Anionic dyes such as Ponceau S and Coomassie brilliant blue, and fluorescent dyes like Sypro Ruby and Deep Purple, are used before antibodies are added because they do not affect downstream immunodetection.

Ponceau S is a negatively charged reversible dye that stains proteins a reddish pink color and is removed easily by washing in water. The intensity of Ponceau S staining decreases quickly over time, so documentation should be conducted rapidly. A linear range of up to 140 μg is reported for Ponceau S with poor reproducibility due to its highly time-dependent staining intensity and low signal-to-noise ratio.

Fluorescent dyes like Sypro Ruby have a broad linear range and are more sensitive than anionic dyes. They are permanent, photostable stains that can be visualized with a standard UV or blue-light transilluminator or a laser scan. Membranes can then be documented either on film or digitally using a charge-coupled device camera. Sypro Ruby blot staining is time-intensive and tends to saturate above 50 μg of protein per lane.

=== Post-antibody stains ===
Amido black is a commonly used permanent post-antibody anionic stain that is more sensitive than Ponceau S. This stain is applied after immunodetection.

=== Stain-free technology ===

Stain-free technology employs an in-gel chemistry for imaging. This chemical reaction does not affect protein transfer or downstream antibody binding. Also, it does not involve staining/destaining steps, and the intensity of the bands remain constant over time.

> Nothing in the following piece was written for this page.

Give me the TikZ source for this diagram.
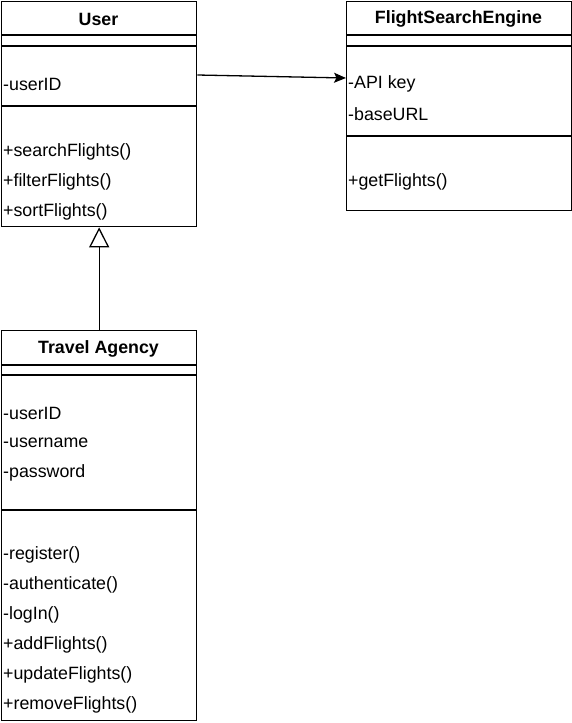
\documentclass[tikz,border=0pt]{standalone}
\usepackage{fontspec}
\setmainfont{Liberation Sans}
\usetikzlibrary{arrows.meta}
\begin{document}
\begin{tikzpicture}[x=1pt,y=-1pt,
  box/.style={draw,line width=1.3pt,minimum width=195pt,anchor=north west,inner sep=0pt},
  sep/.style={line width=1.3pt},
  title/.style={font=\fontsize{17.8}{20}\selectfont\bfseries,anchor=center},
  item/.style={font=\fontsize{17.8}{20}\selectfont,anchor=west,inner sep=0pt},
  conn/.style={line width=1.3pt}]
\useasboundingbox (0,0) rectangle (572,723);
% User
\node[box,minimum height=225pt] (user) at (1,1) {};
\draw[sep] (1,35) -- (196,35) (1,46) -- (196,46) (1,106) -- (196,106);
\node[title] (ut) at (98.5,19) {User};
\node[item] (u1) at (3,84) {-userID};
\node[item] (u2) at (3,152) {+searchFlights()};
\node[item] (u3) at (3,182) {+filterFlights()};
\node[item] (u4) at (3,212) {+sortFlights()};
% FlightSearchEngine
\node[box,minimum width=225pt,minimum height=209pt] (fse) at (346,1) {};
\draw[sep] (346,35) -- (571,35) (346,46) -- (571,46) (346,136) -- (571,136);
\node[title] (ft) at (458.5,19) {FlightSearchEngine};
\node[item] (f1) at (348,84) {-API key};
\node[item] (f2) at (348,114) {-baseURL};
\node[item] (f3) at (348,182) {+getFlights()};
% Travel Agency
\node[box,minimum height=390pt] (ta) at (1,330) {};
\draw[sep] (1,365) -- (196,365) (1,375) -- (196,375) (1,510) -- (196,510);
\node[title] (tt) at (98.5,349) {Travel Agency};
\node[item] (t1) at (3,413) {-userID};
\node[item] (t2) at (3,443) {-username};
\node[item] (t3) at (3,473) {-password};
\node[item] (t4) at (3,555) {-register()};
\node[item] (t5) at (3,585) {-authenticate()};
\node[item] (t6) at (3,615) {-logIn()};
\node[item] (t7) at (3,645) {+addFlights()};
\node[item] (t8) at (3,675) {+updateFlights()};
\node[item] (t9) at (3,705) {+removeFlights()};
% connectors
\draw[conn,-{Stealth[length=12pt,width=10pt,inset=2.5pt]}] ([yshift=-74pt]user.north east) -- ([yshift=-77pt]fse.north west);
\draw[conn,-{Triangle[open,length=20pt,width=20pt]}] (ta.north) -- (user.south);
\end{tikzpicture}
\end{document}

Stain-free technology cannot detect proteins that do not contain tryptophan residues. A minimum of two tryptophans is needed to enable detection. The linear range for stain-free normalization is up to 80 μg of protein per lane for 18-well and up to 100 μg per lane for 12-well Criterion mid-sized gels. This range is compatible with typical protein loads in quantitative western blots and enables loading control calculations over a wide protein-loading range. A more efficient stain-free method has also recently become available. When using high protein loads, stain-free technology has demonstrated greater success than stains.